Since formation the team has expanded its caseload across the full spectrum of groin, incisional and parastomal hernias as well as GERD surgery, and implemented a comprehensive workflow—outpatient assessment, individualized operative planning, enhanced recovery and longitudinal follow‑up. The results highlight not only technical refinements—hybrid operations, precision adhesiolysis, tension‑free repairs and laparoscopic fundoplication—but also organisational advances in multidisciplinary coordination and perioperative care that together reduce risk for high‑age and complex patients.
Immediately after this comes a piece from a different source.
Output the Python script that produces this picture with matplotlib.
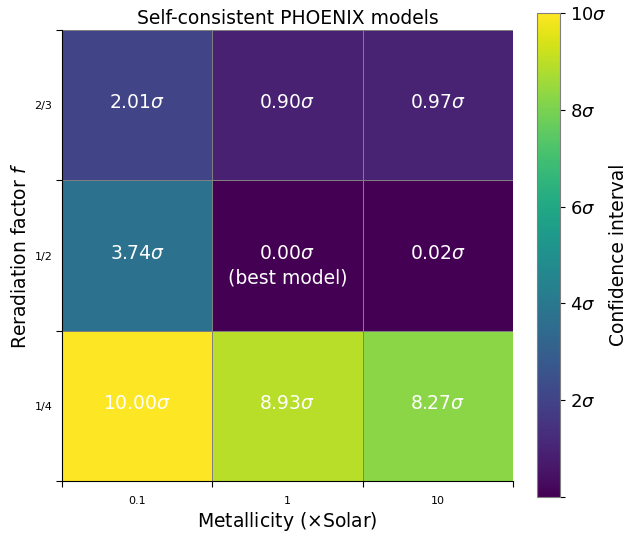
import numpy as np
import matplotlib
matplotlib.use("Agg")
import matplotlib.pyplot as plt

metallicity = ["0.1", "1", "10"]
reradiation = ["1/4", "1/2", "2/3"]
# rows follow reradiation (bottom to top), columns follow metallicity
sigma = np.array([
    [10.00, 8.93, 8.27],
    [3.74, 0.00, 0.02],
    [2.01, 0.90, 0.97],
])
best_label = "(best model)"

fig = plt.figure(figsize=(6.29, 5.35), dpi=100)
ax = fig.add_axes([62 / 629, 1 - 481 / 535, 451 / 629, 451 / 535])
cax = fig.add_axes([537 / 629, 1 - 497 / 535, 23 / 629, 484 / 535])

mesh = ax.pcolormesh(np.arange(4), np.arange(4), sigma, cmap="viridis",
                     vmin=0, vmax=10, edgecolors="gray", linewidth=0.6)
ax.set_xlim(0, 3)
ax.set_ylim(0, 3)

best = np.unravel_index(np.argmin(sigma), sigma.shape)
for i in range(3):
    for j in range(3):
        txt = f"{sigma[i, j]:.2f}$\\sigma$"
        if (i, j) == best:
            ax.text(j + 0.5, i + 0.5 + 0.01, txt, ha="center", va="center",
                    color="white", fontsize=13.5)
            ax.text(j + 0.5, i + 0.5 - 0.15, best_label, ha="center",
                    va="center", color="white", fontsize=13.5)
        else:
            ax.text(j + 0.5, i + 0.5 + 0.015, txt, ha="center", va="center",
                    color="white", fontsize=13.5)

# edge ticks without labels, labels centred on cells
ax.set_xticks(np.arange(4))
ax.set_yticks(np.arange(4))
ax.set_xticklabels([])
ax.set_yticklabels([])
ax.set_xticks(np.arange(3) + 0.5, minor=True)
ax.set_yticks(np.arange(3) + 0.5, minor=True)
ax.set_xticklabels(metallicity, minor=True, fontsize=8)
ax.set_yticklabels(reradiation, minor=True, fontsize=8)
ax.tick_params(axis="x", which="minor", length=0, pad=11)
ax.tick_params(axis="y", which="minor", length=0, pad=7)
ax.tick_params(which="major", length=4)
for s in ("top", "right"):
    ax.spines[s].set_visible(False)

ax.set_xlabel("Metallicity ($\\times$Solar)", fontsize=13.5, labelpad=3)
ax.set_ylabel("Reradiation factor $f$", fontsize=13.5, labelpad=3)
ax.set_title("Self-consistent PHOENIX models", fontsize=13.5, pad=4)

cb = fig.colorbar(mesh, cax=cax)
cb.set_ticks([0, 2, 4, 6, 8, 10])
cb.set_ticklabels(["", "2$\\sigma$", "4$\\sigma$", "6$\\sigma$", "8$\\sigma$", "10$\\sigma$"])
cb.ax.tick_params(labelsize=13)
cb.outline.set_edgecolor("gray")
cb.set_label("Confidence interval", fontsize=13.5, labelpad=2)

fig.savefig("out.png", dpi=100)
These developments matter for reasons beyond the wards. China faces rapid population ageing and an expanding burden of surgical disease; improving outcomes for frail, comorbid patients is a clinical priority. The work at a major PLA hospital also signals broader state capacity to scale advanced surgical services within military‑run tertiary centres that increasingly serve both military and civilian patients, with potential downstream effects on workforce training, regional referral patterns and medical diplomacy. Longer‑term validation in peer‑reviewed studies, transparency on outcomes and cost and wider dissemination will determine how broadly these techniques change practice.